The Straw Locomotive was lowered then transported on a low-loader through the streets of Glasgow to the former site of the North British Locomotive Works. The Viking-inspired ceremony saw The Straw Locomotive set ablaze, accompanied by the haunting sound of bagpipes. The charred remains revealed a Question Mark.

The Paper Boat

Built in 1989, The Paper Boat measured 78 feet in length and opened to reveal a question mark.

Glasgow’s Finnieston crane served as the launching point for The Paper Boat. The vessel was named Q.M., but Wyllie admitted, “we were never sure what Q.M. stood for. It’s always good not to know something about what you’re doing. We had notions it might mean Queen Mary or Question Mark or Questioning Mind.”

The multi-faceted project, sponsored by Gulbenkian, showcased a blend of engineering, street theatre, and exhibitions. The perceived fragility of The Paper Boat was widely acknowledged as a symbol of the decline of the shipbuilding industry in western Scotland.

The Paper Boat navigated through Glasgow, London, Antwerp, Dumfries, and the Scottish East coast. When it arrived at the World Financial Center, New York in 1990, the Wall Street Journal featured it on its front page. After seven years of service, The Paper Boat embarked on its final journey, sailing under the Forth Bridge to reach the Inverkeithing ship breakers.

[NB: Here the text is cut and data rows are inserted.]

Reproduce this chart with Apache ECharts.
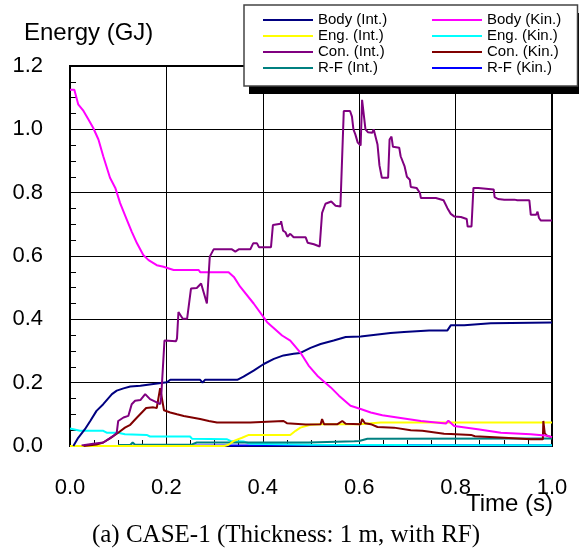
<!DOCTYPE html>
<html>
<head>
<meta charset="utf-8">
<script src="https://cdn.jsdelivr.net/npm/echarts@6/dist/echarts.min.js"></script>
<style>html,body{margin:0;padding:0;background:#fff;}#c{width:579px;height:550px;}</style>
</head>
<body>
<div id="c"></div>
<script>
// ---- data (time in s, energy in GJ) ----
const xTicks = [0, 0.2, 0.4, 0.6, 0.8, 1.0];
const yTicks = [0, 0.2, 0.4, 0.6, 0.8, 1.0, 1.2];

const bodyIntT = [0.007,0.017,0.031,0.042,0.055,0.069,0.087,0.097,0.111,0.125,0.146,0.173,0.201,0.208,0.270,0.275,0.280,0.347,0.360,0.381,0.402,0.423,0.443,0.464,0.478,0.499,0.520,0.547,0.572,0.603,0.665,0.693,0.745,0.783,0.790,0.818,0.873,1.0];
const bodyIntE = [0.0,0.026,0.053,0.079,0.111,0.132,0.164,0.175,0.182,0.188,0.190,0.196,0.201,0.209,0.209,0.200,0.209,0.209,0.219,0.238,0.259,0.275,0.286,0.291,0.294,0.310,0.322,0.333,0.344,0.346,0.357,0.360,0.365,0.365,0.381,0.381,0.388,0.390];

const bodyKinT = [0,0.009,0.017,0.028,0.038,0.048,0.059,0.069,0.083,0.094,0.104,0.118,0.128,0.139,0.152,0.163,0.180,0.194,0.215,0.267,0.270,0.329,0.340,0.353,0.381,0.409,0.440,0.457,0.478,0.495,0.513,0.541,0.558,0.582,0.603,0.624,0.648,0.679,0.728,0.780,0.785,0.797,0.846,0.894,0.956,0.991,1.0];
const bodyKinE = [1.125,1.125,1.079,1.058,1.032,1.005,0.968,0.915,0.847,0.815,0.767,0.714,0.677,0.640,0.603,0.587,0.571,0.566,0.556,0.556,0.549,0.549,0.534,0.503,0.450,0.391,0.349,0.333,0.295,0.254,0.222,0.185,0.159,0.127,0.117,0.106,0.097,0.090,0.079,0.071,0.080,0.063,0.053,0.042,0.037,0.032,0.028];

const engIntT = [0.0,0.320,0.329,0.340,0.357,0.371,0.457,0.468,0.478,0.499,0.523,0.600,0.645,1.0];
const engIntE = [0.0,0.0,0.004,0.016,0.026,0.035,0.035,0.048,0.058,0.067,0.069,0.069,0.074,0.074];

const engKinT = [0,0.021,0.069,0.076,0.100,0.114,0.159,0.166,0.249,0.253,0.326,0.333,0.360,0.374,0.50,0.70,1.0];
const engKinE = [0.055,0.048,0.048,0.042,0.042,0.037,0.035,0.030,0.030,0.023,0.021,0.016,0.014,0.007,0.004,0.003,0.002];

const conIntT = [0.024,0.048,0.069,0.090,0.097,0.100,0.111,0.121,0.128,0.135,0.146,0.156,0.166,0.180,0.187,0.189,0.196,0.220,0.222,0.225,0.234,0.243,0.251,0.263,0.272,0.284,0.290,0.298,0.336,0.343,0.350,0.374,0.380,0.388,0.392,0.417,0.421,0.437,0.438,0.442,0.447,0.451,0.457,0.464,0.489,0.493,0.506,0.518,0.523,0.530,0.542,0.551,0.561,0.568,0.581,0.585,0.588,0.592,0.597,0.603,0.606,0.613,0.618,0.627,0.630,0.638,0.642,0.645,0.647,0.660,0.663,0.667,0.670,0.683,0.686,0.694,0.699,0.705,0.707,0.719,0.726,0.728,0.759,0.762,0.775,0.783,0.790,0.797,0.811,0.823,0.825,0.833,0.837,0.847,0.851,0.879,0.881,0.888,0.892,0.901,0.922,0.925,0.928,0.953,0.956,0.967,0.970,0.973,0.977,1.0];
const conIntE = [0.002,0.007,0.011,0.032,0.042,0.079,0.090,0.095,0.132,0.143,0.145,0.164,0.148,0.138,0.132,0.150,0.333,0.331,0.340,0.423,0.402,0.402,0.497,0.499,0.513,0.450,0.598,0.621,0.621,0.614,0.621,0.621,0.640,0.640,0.628,0.628,0.698,0.702,0.710,0.680,0.675,0.661,0.670,0.659,0.659,0.642,0.637,0.630,0.736,0.765,0.772,0.759,0.756,1.058,1.058,1.040,1.000,0.984,0.958,0.949,1.093,1.000,0.991,0.989,1.000,0.952,0.886,0.884,0.847,0.847,0.968,0.977,0.945,0.942,0.915,0.884,0.850,0.841,0.818,0.815,0.799,0.783,0.783,0.778,0.776,0.751,0.733,0.725,0.723,0.717,0.693,0.693,0.815,0.815,0.810,0.810,0.786,0.780,0.783,0.778,0.778,0.783,0.776,0.776,0.730,0.730,0.740,0.720,0.712,0.712];

const conKinT = [0.028,0.055,0.069,0.083,0.100,0.114,0.125,0.139,0.158,0.173,0.180,0.187,0.195,0.208,0.222,0.236,0.253,0.270,0.288,0.305,0.374,0.378,0.443,0.450,0.489,0.520,0.523,0.527,0.555,0.565,0.572,0.603,0.606,0.612,0.624,0.638,0.672,0.707,0.731,0.734,0.776,0.790,0.832,0.840,0.901,0.956,0.981,0.982,0.985,0.990,1.0];
const conKinE = [0.0,0.005,0.011,0.024,0.042,0.058,0.067,0.090,0.120,0.122,0.120,0.183,0.113,0.106,0.100,0.095,0.090,0.085,0.079,0.074,0.074,0.079,0.079,0.072,0.068,0.069,0.085,0.069,0.069,0.079,0.070,0.069,0.085,0.072,0.069,0.060,0.058,0.050,0.048,0.044,0.039,0.038,0.035,0.031,0.026,0.021,0.021,0.079,0.040,0.032,0.028];

const rfIntT = [0.100,0.125,0.130,0.135,0.253,0.263,0.495,0.499,0.590,0.592,0.600,0.617,1.0];
const rfIntE = [0.003,0.003,0.011,0.004,0.005,0.011,0.011,0.015,0.015,0.021,0.016,0.023,0.024];

const rfKinT = [0.100,0.550,0.600,0.950,1.0];
const rfKinE = [0.001,0.002,0.003,0.002,0.002];

const seriesNames = ['Body (Int.)','Body (Kin.)','Eng. (Int.)','Eng. (Kin.)','Con. (Int.)','Con. (Kin.)','R-F (Int.)','R-F (Kin.)'];
const seriesColors = ['#000080','#ff00ff','#ffff00','#00ffff','#800080','#800000','#008080','#0000ff'];

const titleText = 'Energy (GJ)';
const xTitleText = 'Time (s)';
const captionText = '(a) CASE-1 (Thickness: 1 m, with RF)';

// ---- build ----
function zip(t, e) { return t.map((v, i) => [v, e[i]]); }
const seriesData = {
  'Body (Int.)': zip(bodyIntT, bodyIntE),
  'Body (Kin.)': zip(bodyKinT, bodyKinE),
  'Eng. (Int.)': zip(engIntT, engIntE),
  'Eng. (Kin.)': zip(engKinT, engKinE),
  'Con. (Int.)': zip(conIntT, conIntE),
  'Con. (Kin.)': zip(conKinT, conKinE),
  'R-F (Int.)': zip(rfIntT, rfIntE),
  'R-F (Kin.)': zip(rfKinT, rfKinE)
};
const drawOrder = ['R-F (Kin.)','Eng. (Kin.)','R-F (Int.)','Eng. (Int.)','Con. (Kin.)','Body (Int.)','Body (Kin.)','Con. (Int.)'];
const FONT = "'Liberation Sans', Arial, sans-serif";

const chart = echarts.init(document.getElementById('c'), null, {renderer: 'canvas'});
chart.setOption({
  animation: false,
  backgroundColor: '#ffffff',
  grid: {left: 70, right: 27, top: 66, bottom: 104, show: true, borderColor: '#000', borderWidth: 2, backgroundColor: 'transparent'},
  xAxis: {
    type: 'value', min: xTicks[0], max: xTicks[xTicks.length - 1], interval: 0.2,
    axisLine: {show: true, lineStyle: {color: '#000', width: 2}},
    axisTick: {show: true, inside: true, length: 6, lineStyle: {color: '#000'}},
    minorTick: {show: true, splitNumber: 4, length: 6, lineStyle: {color: '#000', width: 1}},
    splitLine: {show: true, lineStyle: {color: '#000', width: 1}},
    axisLabel: {fontSize: 22, color: '#000', fontFamily: FONT, margin: 31, formatter: v => v.toFixed(1)}
  },
  yAxis: {
    type: 'value', min: yTicks[0], max: yTicks[yTicks.length - 1], interval: 0.2,
    axisLine: {show: true, lineStyle: {color: '#000', width: 2}},
    axisTick: {show: true, inside: true, length: 6, lineStyle: {color: '#000'}},
    minorTick: {show: true, splitNumber: 4, length: 6, lineStyle: {color: '#000', width: 1}},
    splitLine: {show: true, lineStyle: {color: '#000', width: 1}},
    axisLabel: {fontSize: 22, color: '#000', fontFamily: FONT, margin: 27, formatter: v => v.toFixed(1)}
  },
  legend: {
    data: seriesNames,
    left: 263, top: 12, width: 345, padding: 0,
    itemWidth: 50, itemHeight: 14, itemGap: 0,
    icon: 'path://M0,0L100,0L100,4L0,4Z',
    textStyle: {fontSize: 15, color: '#000', fontFamily: FONT, width: 114, lineHeight: 16},
    z: 30
  },
  graphic: [
    {type: 'rect', z: 20, shape: {x: 249, y: 13, width: 340, height: 81}, style: {fill: '#000'}},
    {type: 'rect', z: 21, shape: {x: 244, y: 5, width: 333.5, height: 81}, style: {fill: '#fff', stroke: '#444', lineWidth: 1.5}},
    {type: 'text', z: 21, x: 24, y: 33, style: {text: titleText, font: "24px " + FONT, fill: '#000', textVerticalAlign: 'middle', verticalAlign: 'middle'}},
    {type: 'text', z: 21, x: 466, y: 504, style: {text: xTitleText, font: "24px " + FONT, fill: '#000', textVerticalAlign: 'middle', verticalAlign: 'middle'}},
    {type: 'text', z: 21, x: 286, y: 535, style: {text: captionText, font: "25px 'Liberation Serif', 'Times New Roman', serif", fill: '#000', align: 'center', textAlign: 'center', verticalAlign: 'middle', textVerticalAlign: 'middle'}}
  ],
  series: drawOrder.map(name => ({
    name: name,
    type: 'line',
    data: seriesData[name],
    symbol: 'none',
    color: seriesColors[seriesNames.indexOf(name)],
    lineStyle: {width: 2, color: seriesColors[seriesNames.indexOf(name)]},
    z: 2
  }))
});
</script>
</body>
</html>
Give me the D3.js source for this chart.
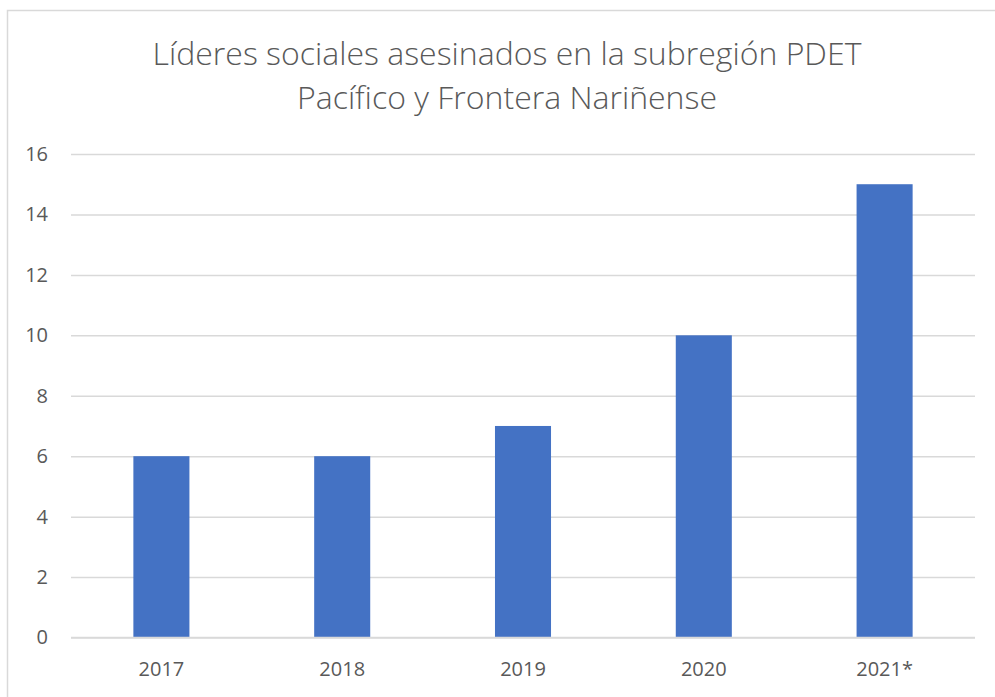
<!doctype html>
<html>
<head>
<meta charset="UTF-8">
<title>Líderes sociales asesinados</title>
<style>
  body { margin: 0; background: #fff; }
  text { font-family: "Open Sans", sans-serif; fill: #595959; }
</style>
</head>
<body>
<div id="chart"></div>
<script src="https://cdn.jsdelivr.net/npm/d3@7"></script>
<script>
// data
var years = ["2017", "2018", "2019", "2020", "2021*"];
var lideres = [6, 6, 7, 10, 15];
var yTicks = [0, 2, 4, 6, 8, 10, 12, 14, 16];
var titleLines = ["Líderes sociales asesinados en la subregión PDET", "Pacífico y Frontera Nariñense"];

var W = 995, H = 697;
var margin = {top: 154, right: 20, bottom: 60, left: 71},
    width = 975 - margin.left,
    height = 637.5 - margin.top;

var svg = d3.select("#chart")
  .append("svg")
    .attr("width", W)
    .attr("height", H);

svg.append("rect")
  .attr("width", W).attr("height", H)
  .attr("fill", "#fff");

// chart border (runs off the right and bottom edges)
svg.append("rect")
  .attr("x", 7.5).attr("y", 10.5)
  .attr("width", W + 20).attr("height", H + 20)
  .attr("fill", "none")
  .attr("stroke", "#d9d9d9")
  .attr("stroke-width", 1.5);

// title
svg.append("g").selectAll("text")
  .data(titleLines)
  .join("text")
    .attr("x", 507)
    .attr("y", function(d, i) { return 65 + i * 44; })
    .attr("text-anchor", "middle")
    .style("font-size", "32px")
    .style("font-weight", "300")
    .text(function(d) { return d; });

var g = svg.append("g")
  .attr("transform", "translate(" + margin.left + "," + margin.top + ")");

var x = d3.scaleBand()
  .domain(years)
  .range([0, width])
  .paddingInner(0.69)
  .paddingOuter(0.345);

var y = d3.scaleLinear()
  .domain([0, 16])
  .range([height, 0]);

// gridlines
g.append("g")
  .call(d3.axisLeft(y).tickValues(yTicks).tickSize(-width).tickFormat(""))
  .call(function(a) {
    a.select(".domain").remove();
    a.selectAll("line").attr("stroke", "#d9d9d9").attr("stroke-width", 1.5);
  });

// y labels
g.append("g")
  .call(d3.axisLeft(y).tickValues(yTicks).tickSize(0).tickPadding(23))
  .call(function(a) {
    a.select(".domain").remove();
    a.selectAll("text").style("font-size", "20px").attr("fill", "#595959")
      .style("font-family", "'Open Sans', sans-serif");
  });

// bars
g.selectAll("rect.bar")
  .data(years)
  .join("rect")
    .attr("class", "bar")
    .attr("x", function(d) { return x(d); })
    .attr("y", function(d, i) { return y(lideres[i]); })
    .attr("width", x.bandwidth())
    .attr("height", function(d, i) { return height - y(lideres[i]); })
    .attr("fill", "#4472c4");

// x labels
g.append("g")
  .attr("transform", "translate(0," + height + ")")
  .call(d3.axisBottom(x).tickSize(0).tickPadding(24))
  .call(function(a) {
    a.select(".domain").remove();
    a.selectAll("text").style("font-size", "20px").attr("fill", "#595959")
      .style("font-family", "'Open Sans', sans-serif");
  });

// baseline
g.append("line")
  .attr("x1", 0).attr("x2", width)
  .attr("y1", y(0)).attr("y2", y(0))
  .attr("stroke", "#d9d9d9").attr("stroke-width", 1.5);
</script>
</body>
</html>
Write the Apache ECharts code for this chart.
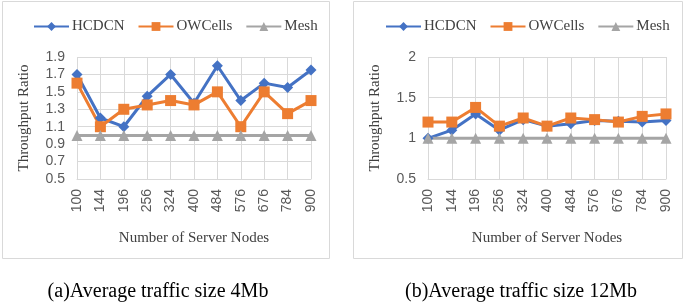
<!DOCTYPE html>
<html><head><meta charset="utf-8">
<script src="https://cdn.jsdelivr.net/npm/echarts@6/dist/echarts.min.js"></script>
<style>html,body{margin:0;padding:0;background:#fff;}#c{width:685px;height:305px;}</style>
</head><body><div id="c"></div>
<script>
const categories = ['100','144','196','256','324','400','484','576','676','784','900'];
const seriesNames = ['HCDCN','OWCells','Mesh'];
const hcdcnA = [1.7,1.2,1.1,1.45,1.7,1.37,1.8,1.4,1.6,1.55,1.75];
const owcellsA = [1.6,1.1,1.3,1.35,1.4,1.35,1.5,1.1,1.5,1.25,1.4];
const meshA = [1,1,1,1,1,1,1,1,1,1,1];
const hcdcnB = [1.0,1.1,1.3,1.1,1.23,1.15,1.18,1.22,1.21,1.2,1.22];
const owcellsB = [1.2,1.2,1.38,1.15,1.25,1.15,1.25,1.23,1.2,1.27,1.3];
const meshB = [1,1,1,1,1,1,1,1,1,1,1];
const captions = ['(a)Average traffic size 4Mb','(b)Average traffic size 12Mb'];
const xName = 'Number of Server Nodes';
const yName = 'Throughput Ratio';

const colors = ['#4472C4','#ED7D31','#A5A5A5'];
const symbols = ['diamond','rect','triangle'];
const symSizes = [11,11,11];
const serif = '"Liberation Serif","Times New Roman",serif';
const sans = '"Liberation Sans",Arial,sans-serif';

const chart = echarts.init(document.getElementById('c'));
function xAxis(gi){
  return {type:'category',gridIndex:gi,data:categories,boundaryGap:false,
    axisLine:{show:true,lineStyle:{color:'#d9d9d9',width:1}},axisTick:{show:false},
    splitLine:{show:true,lineStyle:{color:'#d9d9d9',width:1}},
    axisLabel:{rotate:90,color:'#595959',fontFamily:sans,fontSize:14,margin:10,interval:0},
    name:xName,nameLocation:'middle',nameGap:52,
    nameTextStyle:{color:'#404040',fontFamily:serif,fontSize:15}};
}
function yAxis(gi,min,max,interval){
  return {type:'value',gridIndex:gi,min:min,max:max,interval:interval,
    axisLine:{show:false},axisTick:{show:false},
    splitLine:{show:true,lineStyle:{color:'#d9d9d9',width:1}},
    axisLabel:{color:'#595959',fontFamily:sans,fontSize:14,margin:12,
      formatter:v=>{return interval===0.2? v.toFixed(1) : (Math.round(v*10)/10).toString();}},
    name:yName,nameLocation:'middle',nameGap:45,
    nameTextStyle:{color:'#404040',fontFamily:serif,fontSize:15}};
}
function mkSeries(gi,datas){
  return datas.map((d,i)=>({name:seriesNames[i],type:'line',xAxisIndex:gi,yAxisIndex:gi,data:d,
    symbol:symbols[i],symbolSize:symSizes[i],showSymbol:true,
    lineStyle:{color:colors[i],width:3},itemStyle:{color:colors[i]},emphasis:{disabled:true}}));
}
const legendBase = {data:seriesNames,top:14,itemWidth:35,itemHeight:11,itemGap:13,
  textStyle:{fontFamily:serif,fontSize:15,color:'#404040',padding:[0,0,0,-2]}};
chart.setOption({
  animation:false,
  color:colors,
  grid:[{left:77,right:374,top:57,bottom:126},{left:428,right:19,top:57,bottom:126}],
  legend:[Object.assign({},legendBase,{left:28}),Object.assign({},legendBase,{left:380})],
  xAxis:[xAxis(0),xAxis(1)],
  yAxis:[yAxis(0,0.5,1.9,0.2),yAxis(1,0.5,2,0.5)],
  series:[...mkSeries(0,[hcdcnA,owcellsA,meshA]),...mkSeries(1,[hcdcnB,owcellsB,meshB])],
  graphic:[
    {type:'rect',shape:{x:2.5,y:1.5,width:327,height:257},style:{fill:'none',stroke:'#d9d9d9',lineWidth:1},z:-1},
    {type:'rect',shape:{x:353.5,y:1.5,width:329,height:257},style:{fill:'none',stroke:'#d9d9d9',lineWidth:1},z:-1},
    {type:'text',x:158,y:292,style:{text:captions[0],font:'20px '+serif,fill:'#000',textAlign:'center',textVerticalAlign:'middle'}},
    {type:'text',x:521,y:292,style:{text:captions[1],font:'20px '+serif,fill:'#000',textAlign:'center',textVerticalAlign:'middle'}}
  ]
});
</script></body></html>
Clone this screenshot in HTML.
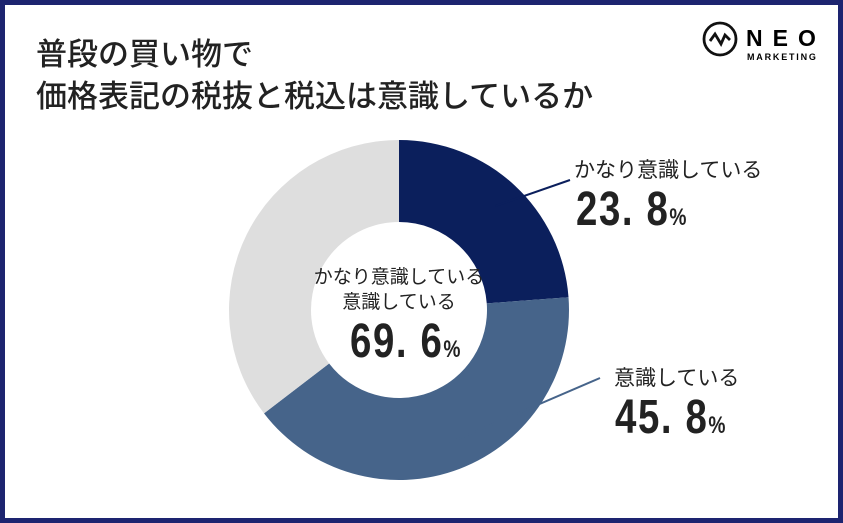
<!DOCTYPE html>
<html><head><meta charset="utf-8"><style>
body{margin:0;width:843px;height:523px;overflow:hidden;background:#fff;font-family:"Liberation Sans","Noto Sans CJK JP",sans-serif}
#frame{position:absolute;left:0;top:0;width:833px;height:513px;border:5px solid #1d2470;background:#fff}
.t{position:absolute;color:#222;white-space:nowrap}
.num{font-weight:bold;display:inline-block;transform:scaleX(0.8);transform-origin:left;letter-spacing:2px}
</style></head><body>
<div id="frame"></div>
<div class="t" style="left:36px;top:34px;font-size:31px;line-height:42px;font-weight:500">普段の買い物で<br>価格表記の税抜と税込は意識しているか</div>
<div style="position:absolute;left:701px;top:18px">
<svg width="130" height="46"><circle cx="19" cy="21" r="16" fill="none" stroke="#111" stroke-width="2.8"/><polyline points="9,23 14,16 20,26 24,17 29,22" fill="none" stroke="#111" stroke-width="2.8"/>
<text x="45" y="28" font-size="23" font-weight="bold" letter-spacing="10" font-family="Liberation Sans">NEO</text>
<text x="46" y="42" font-size="9" font-weight="bold" letter-spacing="1.8" font-family="Liberation Sans">MARKETING</text></svg></div>
<svg id="chart" width="843" height="523" style="position:absolute;left:0;top:0"></svg>
<div class="t" style="left:574px;top:154px;font-size:21px">かなり意識している</div>
<div class="t" style="left:576px;top:182px"><span class="num" style="font-size:48px">23. 8<span style="font-size:24px">%</span></span></div>
<div class="t" style="left:614px;top:362px;font-size:21px">意識している</div>
<div class="t" style="left:615px;top:390px"><span class="num" style="font-size:48px">45. 8<span style="font-size:24px">%</span></span></div>
<div class="t" style="left:309px;top:265px;width:180px;text-align:center;font-size:19px;line-height:25px">かなり意識している<br>意識している</div>
<div class="t" style="left:350px;top:314px"><span class="num" style="font-size:48px">69. 6<span style="font-size:24px">%</span></span></div>
<script>
const categories=["かなり意識している","意識している","その他"];
const values=[23.8,40.8,35.4];
const colors=["#0b1f5c","#46648a","#dedede"];
const svg=document.getElementById('chart');
const cx=399,cy=310,R=170,r=88;
const total=values.reduce((a,b)=>a+b,0);
function pt(a,rad){return [cx+rad*Math.sin(a),cy-rad*Math.cos(a)];}
let a0=0;
values.forEach((v,i)=>{
 const a1=a0+v/total*2*Math.PI;
 const large=(a1-a0)>Math.PI?1:0;
 const [x0,y0]=pt(a0,R),[x1,y1]=pt(a1,R),[x2,y2]=pt(a1,r),[x3,y3]=pt(a0,r);
 const p=document.createElementNS('http://www.w3.org/2000/svg','path');
 p.setAttribute('d',`M${x0},${y0}A${R},${R} 0 ${large} 1 ${x1},${y1}L${x2},${y2}A${r},${r} 0 ${large} 0 ${x3},${y3}Z`);
 p.setAttribute('fill',colors[i]);
 
 
 svg.appendChild(p);
 if(i<2){
  const mid=(a0+a1)/2;
  const [lx,ly]=pt(mid,R-28);
  const ex=i==0?570:600,ey=i==0?180:378;
  const l=document.createElementNS('http://www.w3.org/2000/svg','line');
  l.setAttribute('x1',lx);l.setAttribute('y1',ly);l.setAttribute('x2',ex);l.setAttribute('y2',ey);
  l.setAttribute('stroke',colors[i]);l.setAttribute('stroke-width','2');
  
  
  svg.appendChild(l);
 }
 a0=a1;
});
</script>
</body></html>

Positioned on various parts of the earth’s surface to “celebrate the place on which it stands”, Wyllie’s sublime Spires had nothing but a serious purpose “aiming for transcendence, to work on a spiritual level like Beuys, for that seems to be the missing element in life today.”

The Stones of Scotland

A sculpture to celebrate the creative spirit in Scotland at the start of a new millennium. The 32 regions of Scotland are represented,  involving local communities in finding a stone to represent their area. The chosen site is in Regent Road Park, Edinburgh overlooking the Scottish Parliament.

A collaboration between George Wyllie MBE., Kenny Munro, Lesley-May Miller with Stuart Rogers of the Paul Hogarth Company. The official launch ceremony was on 30th November 2002.